__GIVEN EXERCISE__. Return every line below as is, leaving out the pictures.

==================================================

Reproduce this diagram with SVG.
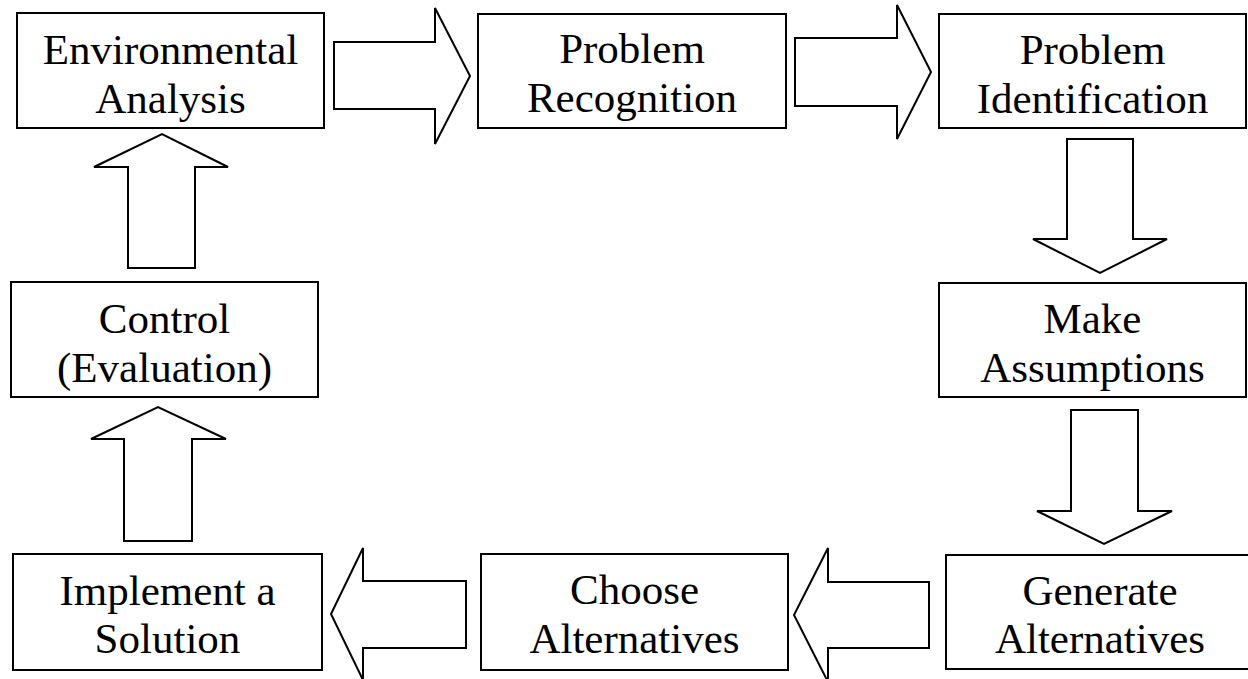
<svg xmlns="http://www.w3.org/2000/svg" width="1248" height="679" viewBox="0 0 1248 679">
<style>
.box{fill:#fff;stroke:#000;stroke-width:2}
.arr{fill:#fff;stroke:#000;stroke-width:2;stroke-linejoin:miter}
text{font-family:"Liberation Serif","Times New Roman",serif;font-size:43px;fill:#000;text-anchor:middle}
</style>
<rect width="1248" height="679" fill="#fff"/>
<g id="connectors">
<polygon class="arr" points="334,42 435,42 435,8 470,76 435,144 435,109 334,109"/>
<polygon class="arr" points="795,38 897,38 897,5 931,72 897,139 897,106 795,106"/>
<polygon class="arr" points="1067,139 1133,139 1133,239 1167,239 1100,273 1033,239 1067,239"/>
<polygon class="arr" points="1071,410 1138,410 1138,511 1172,511 1104,544 1037,511 1071,511"/>
<polygon class="arr" points="929,582 929,648 828,648 828,682 794,615 828,548 828,582"/>
<polygon class="arr" points="466,581 466,648 363,648 363,680 331,614 363,548 363,581"/>
<polygon class="arr" points="124,541 192,541 192,439 226,439 158,407 91,439 124,439"/>
<polygon class="arr" points="128,268 195,268 195,167 228,167 162,134 94,167 128,167"/>
</g>
<g id="env">
<rect class="box" x="17" y="13" width="307" height="115"/>
<text x="170.5" y="64">Environmental</text>
<text x="170.5" y="113">Analysis</text>
</g>
<g id="recog">
<rect class="box" x="478" y="14" width="308" height="114"/>
<text x="632" y="63">Problem</text>
<text x="632" y="112">Recognition</text>
</g>
<g id="ident">
<rect class="box" x="939" y="14" width="307" height="114"/>
<text x="1092.5" y="64">Problem</text>
<text x="1092.5" y="113">Identification</text>
</g>
<g id="assume">
<rect class="box" x="939" y="283" width="307" height="114"/>
<text x="1092.5" y="333">Make</text>
<text x="1092.5" y="382">Assumptions</text>
</g>
<g id="generate">
<rect class="box" x="946" y="555" width="308" height="114"/>
<text x="1100" y="605">Generate</text>
<text x="1100" y="653">Alternatives</text>
</g>
<g id="choose">
<rect class="box" x="481" y="554" width="307" height="116"/>
<text x="634.5" y="604">Choose</text>
<text x="634.5" y="653">Alternatives</text>
</g>
<g id="implement">
<rect class="box" x="13" y="554" width="309" height="116"/>
<text x="167.5" y="605">Implement a</text>
<text x="167.5" y="653">Solution</text>
</g>
<g id="control">
<rect class="box" x="11" y="282" width="307" height="115"/>
<text x="164.5" y="333">Control</text>
<text x="164.5" y="382">(Evaluation)</text>
</g>
</svg>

==================================================

__ANSWER BELOW__.
Reproduce this diagram with SVG.
<svg xmlns="http://www.w3.org/2000/svg" width="1248" height="679" viewBox="0 0 1248 679">
<style>
.box{fill:#fff;stroke:#000;stroke-width:2}
.arr{fill:#fff;stroke:#000;stroke-width:2;stroke-linejoin:miter}
text{font-family:"Liberation Serif","Times New Roman",serif;font-size:43px;fill:#000;text-anchor:middle}
</style>
<rect width="1248" height="679" fill="#fff"/>
<g id="connectors">
<polygon class="arr" points="334,42 435,42 435,8 470,76 435,144 435,109 334,109"/>
<polygon class="arr" points="795,38 897,38 897,5 931,72 897,139 897,106 795,106"/>
<polygon class="arr" points="1067,139 1133,139 1133,239 1167,239 1100,273 1033,239 1067,239"/>
<polygon class="arr" points="1071,410 1138,410 1138,511 1172,511 1104,544 1037,511 1071,511"/>
<polygon class="arr" points="929,582 929,648 828,648 828,682 794,615 828,548 828,582"/>
<polygon class="arr" points="466,581 466,648 363,648 363,680 331,614 363,548 363,581"/>
<polygon class="arr" points="124,541 192,541 192,439 226,439 158,407 91,439 124,439"/>
<polygon class="arr" points="128,268 195,268 195,167 228,167 162,134 94,167 128,167"/>
</g>
<g id="env">
<rect class="box" x="17" y="13" width="307" height="115"/>
<text x="170.5" y="64">Environmental</text>
<text x="170.5" y="113">Analysis</text>
</g>
<g id="recog">
<rect class="box" x="478" y="14" width="308" height="114"/>
<text x="632" y="63">Problem</text>
<text x="632" y="112">Recognition</text>
</g>
<g id="ident">
<rect class="box" x="939" y="14" width="307" height="114"/>
<text x="1092.5" y="64">Problem</text>
<text x="1092.5" y="113">Identification</text>
</g>
<g id="assume">
<rect class="box" x="939" y="283" width="307" height="114"/>
<text x="1092.5" y="333">Make</text>
<text x="1092.5" y="382">Assumptions</text>
</g>
<g id="generate">
<rect class="box" x="946" y="555" width="308" height="114"/>
<text x="1100" y="605">Generate</text>
<text x="1100" y="653">Alternatives</text>
</g>
<g id="choose">
<rect class="box" x="481" y="554" width="307" height="116"/>
<text x="634.5" y="604">Choose</text>
<text x="634.5" y="653">Alternatives</text>
</g>
<g id="implement">
<rect class="box" x="13" y="554" width="309" height="116"/>
<text x="167.5" y="605">Implement a</text>
<text x="167.5" y="653">Solution</text>
</g>
<g id="control">
<rect class="box" x="11" y="282" width="307" height="115"/>
<text x="164.5" y="333">Control</text>
<text x="164.5" y="382">(Evaluation)</text>
</g>
</svg>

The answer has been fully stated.